#### TASK:
Output each entry that follows exactly. Images stay out.

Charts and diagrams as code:
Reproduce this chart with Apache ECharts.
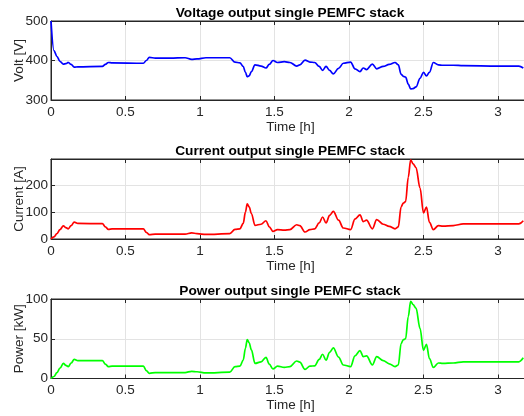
<!DOCTYPE html>
<html>
<head>
<meta charset="utf-8">
<style>
  html, body { margin: 0; padding: 0; background: #ffffff; }
  #chart { width: 524px; height: 416px; }
</style>
<script src="https://cdn.jsdelivr.net/npm/echarts@6/dist/echarts.min.js"></script>
</head>
<body>
<div id="chart"></div>
<script>
// Time stamps in hours
var timeH = [
  0, 0.02, 0.04, 0.06, 0.083, 0.1, 0.116, 0.135, 0.156, 0.18,
  0.345, 0.365, 0.385, 0.41, 0.62, 0.64, 0.66, 0.70, 0.8, 0.9,
  0.944, 0.98, 1.04, 1.2, 1.235, 1.268, 1.29, 1.305, 1.317, 1.33,
  1.345, 1.369, 1.41, 1.443, 1.465, 1.49, 1.52, 1.566, 1.604, 1.649,
  1.67, 1.705, 1.738, 1.77, 1.8, 1.823, 1.846, 1.87, 1.895, 1.93,
  1.962, 2.011, 2.04, 2.074, 2.096, 2.118, 2.157, 2.186, 2.23, 2.27,
  2.309, 2.331, 2.35, 2.365, 2.38, 2.398, 2.414, 2.43, 2.45, 2.477,
  2.5, 2.52, 2.54, 2.566, 2.6, 2.63, 2.7, 2.767, 3.0, 3.14, 3.17
];

// Stack voltage [V]
var voltage = [
  500, 425, 410, 398, 391, 392, 395, 390, 383, 384,
  385, 390, 395, 394, 393, 400, 408, 406, 406, 407,
  403, 404, 407, 407, 396, 394, 385, 370, 359, 361,
  372, 389, 386, 381, 390, 400, 395, 397, 395, 386,
  389, 401, 396, 395, 385, 375, 385, 375, 366, 380,
  393, 396, 379, 372, 381, 377, 391, 379, 385, 390,
  395, 389, 365, 360, 358, 340, 328, 329, 333, 355,
  370, 361, 370, 395, 389, 388, 388, 387, 386, 386, 381
];

// Stack current [A]
var current = [
  0, 8, 20, 35, 49, 42, 38, 50, 63, 58,
  57, 45, 36, 38, 38, 25, 16, 18, 18, 18,
  23, 20, 17, 20, 36, 38, 58, 100, 131, 120,
  95, 51, 55, 68, 45, 28, 35, 33, 35, 53,
  50, 26, 35, 38, 60, 82, 60, 88, 103, 70,
  41, 35, 74, 90, 65, 70, 38, 72, 55, 47,
  38, 45, 120, 134, 139, 230, 295, 280, 266, 190,
  97, 119, 62, 35, 50, 48, 50, 56, 56, 56, 68
];

// Stack power [kW]
var power = [
  0, 2.5, 7.5, 13, 19, 16.5, 15, 19.5, 24, 22.5,
  22.5, 18, 15, 15.5, 15.5, 10, 6.5, 7.5, 7.5, 7.5,
  9, 8.5, 7, 8, 15, 15.5, 23, 38, 49, 45,
  36, 19, 21, 26.5, 18, 12, 15.5, 14, 15, 22,
  20.5, 11.5, 15.5, 16, 24, 30.5, 23, 33, 38.5, 27,
  17, 15, 28.5, 35, 27.5, 28.5, 17, 27.5, 22.5, 18.5,
  15, 17, 44, 49, 50, 78, 97, 93, 88.5, 63,
  35.5, 43, 25, 14, 19.5, 19, 19.5, 21, 21, 21, 26
];

var titles = [
  'Voltage output single PEMFC stack',
  'Current output single PEMFC stack',
  'Power output single PEMFC stack'
];
var yNames = ['Volt [V]', 'Current [A]', 'Power [kW]'];
var yMin = [300, 0, 0];
var yMax = [500, 298, 100];
var yStep = [100, 100, 50];
var xName = 'Time [h]';
var xMax = 3.215;

var FONT = 'Liberation Sans, Arial, Helvetica, sans-serif';
var AXIS_COLOR = '#262626';
var GRID_COLOR = '#e3e3e3';
var lineColors = ['#0000ff', '#ff0000', '#00ff00'];
var seriesValues = [voltage, current, power];

var gridTops = [21, 159, 299];
var gridHeights = [79, 80, 79.5];

function pairs(values) {
  return timeH.map(function (t, i) { return [t, values[i]]; });
}

var grids = [], xAxes = [], yAxes = [], series = [], titleOpts = [];

for (var k = 0; k < 3; k++) {
  grids.push({
    left: 51, top: gridTops[k], width: 479, height: gridHeights[k],
    show: true, borderColor: AXIS_COLOR, borderWidth: 1,
    containLabel: false, outerBoundsMode: 'none'
  });

  titleOpts.push({
    text: titles[k],
    left: 290, top: gridTops[k] - 15, padding: 0,
    textAlign: 'center',
    textStyle: { fontFamily: FONT, fontSize: 13.7, fontWeight: 'bold', color: '#000000' }
  });

  // bottom time axis
  xAxes.push({
    type: 'value', gridIndex: k, min: 0, max: xMax, interval: 0.5,
    name: xName, nameLocation: 'middle', nameGap: 20, nameMoveOverlap: false,
    nameTextStyle: { fontFamily: FONT, fontSize: 13.5, color: AXIS_COLOR },
    axisLine: { show: true, onZero: false, lineStyle: { color: AXIS_COLOR, width: 1 } },
    axisTick: { show: true, inside: true, length: 4, lineStyle: { color: AXIS_COLOR } },
    axisLabel: { fontFamily: FONT, fontSize: 13.5, color: AXIS_COLOR, margin: 5, showMaxLabel: false },
    splitLine: { show: true, lineStyle: { color: GRID_COLOR, width: 1 } }
  });
  // top edge ticks
  xAxes.push({
    type: 'value', gridIndex: k, position: 'top', min: 0, max: xMax, interval: 0.5,
    axisLine: { show: true, onZero: false, lineStyle: { color: AXIS_COLOR, width: 1 } },
    axisTick: { show: true, inside: true, length: 4, lineStyle: { color: AXIS_COLOR } },
    axisLabel: { show: false },
    splitLine: { show: false }
  });

  yAxes.push({
    type: 'value', gridIndex: k, min: yMin[k], max: yMax[k], interval: yStep[k],
    name: yNames[k], nameLocation: 'middle', nameGap: 25, nameMoveOverlap: false,
    nameTextStyle: { fontFamily: FONT, fontSize: 13.5, color: AXIS_COLOR },
    axisLine: { show: true, onZero: false, lineStyle: { color: AXIS_COLOR, width: 1 } },
    axisTick: { show: true, inside: true, length: 4, lineStyle: { color: AXIS_COLOR } },
    axisLabel: { fontFamily: FONT, fontSize: 13.5, color: AXIS_COLOR, margin: 3,
                 showMaxLabel: yMax[k] % yStep[k] === 0 },
    splitLine: { show: true, lineStyle: { color: GRID_COLOR, width: 1 } }
  });

  series.push({
    type: 'line', xAxisIndex: 2 * k, yAxisIndex: k,
    data: pairs(seriesValues[k]),
    showSymbol: false, smooth: 0.35, smoothMonotone: 'x',
    lineStyle: { color: lineColors[k], width: 1.7 },
    animation: false, clip: true
  });
}

var chart = echarts.init(document.getElementById('chart'), null, { renderer: 'canvas' });
chart.setOption({
  backgroundColor: '#ffffff',
  animation: false,
  title: titleOpts,
  grid: grids,
  xAxis: xAxes,
  yAxis: yAxes,
  series: series
});
</script>
</body>
</html>
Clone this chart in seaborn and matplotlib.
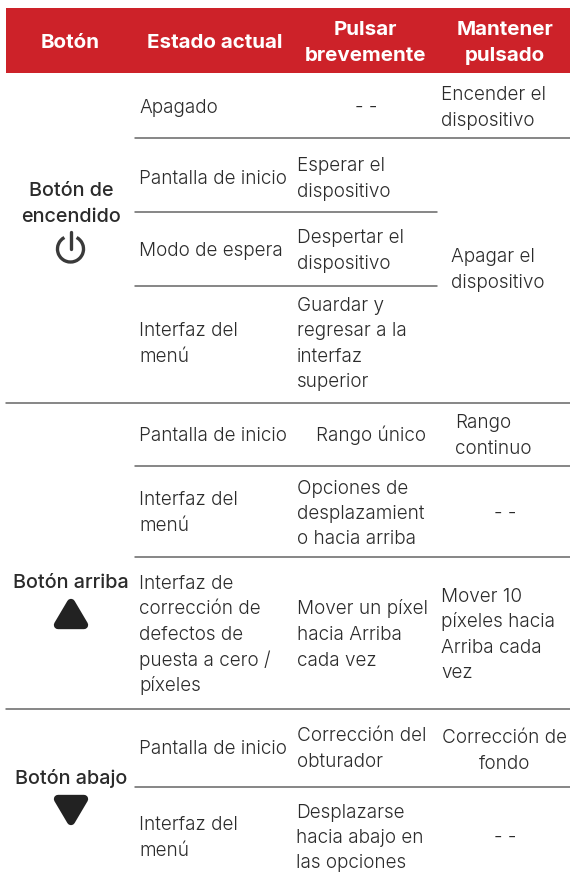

#### RESULT FOR THIS EXERCISE:
Reproduce this chart with Apache ECharts.
<!DOCTYPE html>
<html>
<head>
<meta charset="utf-8">
<style>
  html, body { margin: 0; padding: 0; background: #ffffff; }
  #chart { width: 524px; height: 416px; }
</style>
<script src="https://cdn.jsdelivr.net/npm/echarts@6/dist/echarts.min.js"></script>
</head>
<body>
<div id="chart"></div>
<script>
// Time stamps in hours
var timeH = [
  0, 0.02, 0.04, 0.06, 0.083, 0.1, 0.116, 0.135, 0.156, 0.18,
  0.345, 0.365, 0.385, 0.41, 0.62, 0.64, 0.66, 0.70, 0.8, 0.9,
  0.944, 0.98, 1.04, 1.2, 1.235, 1.268, 1.29, 1.305, 1.317, 1.33,
  1.345, 1.369, 1.41, 1.443, 1.465, 1.49, 1.52, 1.566, 1.604, 1.649,
  1.67, 1.705, 1.738, 1.77, 1.8, 1.823, 1.846, 1.87, 1.895, 1.93,
  1.962, 2.011, 2.04, 2.074, 2.096, 2.118, 2.157, 2.186, 2.23, 2.27,
  2.309, 2.331, 2.35, 2.365, 2.38, 2.398, 2.414, 2.43, 2.45, 2.477,
  2.5, 2.52, 2.54, 2.566, 2.6, 2.63, 2.7, 2.767, 3.0, 3.14, 3.17
];

// Stack voltage [V]
var voltage = [
  500, 425, 410, 398, 391, 392, 395, 390, 383, 384,
  385, 390, 395, 394, 393, 400, 408, 406, 406, 407,
  403, 404, 407, 407, 396, 394, 385, 370, 359, 361,
  372, 389, 386, 381, 390, 400, 395, 397, 395, 386,
  389, 401, 396, 395, 385, 375, 385, 375, 366, 380,
  393, 396, 379, 372, 381, 377, 391, 379, 385, 390,
  395, 389, 365, 360, 358, 340, 328, 329, 333, 355,
  370, 361, 370, 395, 389, 388, 388, 387, 386, 386, 381
];

// Stack current [A]
var current = [
  0, 8, 20, 35, 49, 42, 38, 50, 63, 58,
  57, 45, 36, 38, 38, 25, 16, 18, 18, 18,
  23, 20, 17, 20, 36, 38, 58, 100, 131, 120,
  95, 51, 55, 68, 45, 28, 35, 33, 35, 53,
  50, 26, 35, 38, 60, 82, 60, 88, 103, 70,
  41, 35, 74, 90, 65, 70, 38, 72, 55, 47,
  38, 45, 120, 134, 139, 230, 295, 280, 266, 190,
  97, 119, 62, 35, 50, 48, 50, 56, 56, 56, 68
];

// Stack power [kW]
var power = [
  0, 2.5, 7.5, 13, 19, 16.5, 15, 19.5, 24, 22.5,
  22.5, 18, 15, 15.5, 15.5, 10, 6.5, 7.5, 7.5, 7.5,
  9, 8.5, 7, 8, 15, 15.5, 23, 38, 49, 45,
  36, 19, 21, 26.5, 18, 12, 15.5, 14, 15, 22,
  20.5, 11.5, 15.5, 16, 24, 30.5, 23, 33, 38.5, 27,
  17, 15, 28.5, 35, 27.5, 28.5, 17, 27.5, 22.5, 18.5,
  15, 17, 44, 49, 50, 78, 97, 93, 88.5, 63,
  35.5, 43, 25, 14, 19.5, 19, 19.5, 21, 21, 21, 26
];

var titles = [
  'Voltage output single PEMFC stack',
  'Current output single PEMFC stack',
  'Power output single PEMFC stack'
];
var yNames = ['Volt [V]', 'Current [A]', 'Power [kW]'];
var yMin = [300, 0, 0];
var yMax = [500, 298, 100];
var yStep = [100, 100, 50];
var xName = 'Time [h]';
var xMax = 3.215;

var FONT = 'Liberation Sans, Arial, Helvetica, sans-serif';
var AXIS_COLOR = '#262626';
var GRID_COLOR = '#e3e3e3';
var lineColors = ['#0000ff', '#ff0000', '#00ff00'];
var seriesValues = [voltage, current, power];

var gridTops = [21, 159, 299];
var gridHeights = [79, 80, 79.5];

function pairs(values) {
  return timeH.map(function (t, i) { return [t, values[i]]; });
}

var grids = [], xAxes = [], yAxes = [], series = [], titleOpts = [];

for (var k = 0; k < 3; k++) {
  grids.push({
    left: 51, top: gridTops[k], width: 479, height: gridHeights[k],
    show: true, borderColor: AXIS_COLOR, borderWidth: 1,
    containLabel: false, outerBoundsMode: 'none'
  });

  titleOpts.push({
    text: titles[k],
    left: 290, top: gridTops[k] - 15, padding: 0,
    textAlign: 'center',
    textStyle: { fontFamily: FONT, fontSize: 13.7, fontWeight: 'bold', color: '#000000' }
  });

  // bottom time axis
  xAxes.push({
    type: 'value', gridIndex: k, min: 0, max: xMax, interval: 0.5,
    name: xName, nameLocation: 'middle', nameGap: 20, nameMoveOverlap: false,
    nameTextStyle: { fontFamily: FONT, fontSize: 13.5, color: AXIS_COLOR },
    axisLine: { show: true, onZero: false, lineStyle: { color: AXIS_COLOR, width: 1 } },
    axisTick: { show: true, inside: true, length: 4, lineStyle: { color: AXIS_COLOR } },
    axisLabel: { fontFamily: FONT, fontSize: 13.5, color: AXIS_COLOR, margin: 5, showMaxLabel: false },
    splitLine: { show: true, lineStyle: { color: GRID_COLOR, width: 1 } }
  });
  // top edge ticks
  xAxes.push({
    type: 'value', gridIndex: k, position: 'top', min: 0, max: xMax, interval: 0.5,
    axisLine: { show: true, onZero: false, lineStyle: { color: AXIS_COLOR, width: 1 } },
    axisTick: { show: true, inside: true, length: 4, lineStyle: { color: AXIS_COLOR } },
    axisLabel: { show: false },
    splitLine: { show: false }
  });

  yAxes.push({
    type: 'value', gridIndex: k, min: yMin[k], max: yMax[k], interval: yStep[k],
    name: yNames[k], nameLocation: 'middle', nameGap: 25, nameMoveOverlap: false,
    nameTextStyle: { fontFamily: FONT, fontSize: 13.5, color: AXIS_COLOR },
    axisLine: { show: true, onZero: false, lineStyle: { color: AXIS_COLOR, width: 1 } },
    axisTick: { show: true, inside: true, length: 4, lineStyle: { color: AXIS_COLOR } },
    axisLabel: { fontFamily: FONT, fontSize: 13.5, color: AXIS_COLOR, margin: 3,
                 showMaxLabel: yMax[k] % yStep[k] === 0 },
    splitLine: { show: true, lineStyle: { color: GRID_COLOR, width: 1 } }
  });

  series.push({
    type: 'line', xAxisIndex: 2 * k, yAxisIndex: k,
    data: pairs(seriesValues[k]),
    showSymbol: false, smooth: 0.35, smoothMonotone: 'x',
    lineStyle: { color: lineColors[k], width: 1.7 },
    animation: false, clip: true
  });
}

var chart = echarts.init(document.getElementById('chart'), null, { renderer: 'canvas' });
chart.setOption({
  backgroundColor: '#ffffff',
  animation: false,
  title: titleOpts,
  grid: grids,
  xAxis: xAxes,
  yAxis: yAxes,
  series: series
});
</script>
</body>
</html>
Clone this chart in seaborn and matplotlib.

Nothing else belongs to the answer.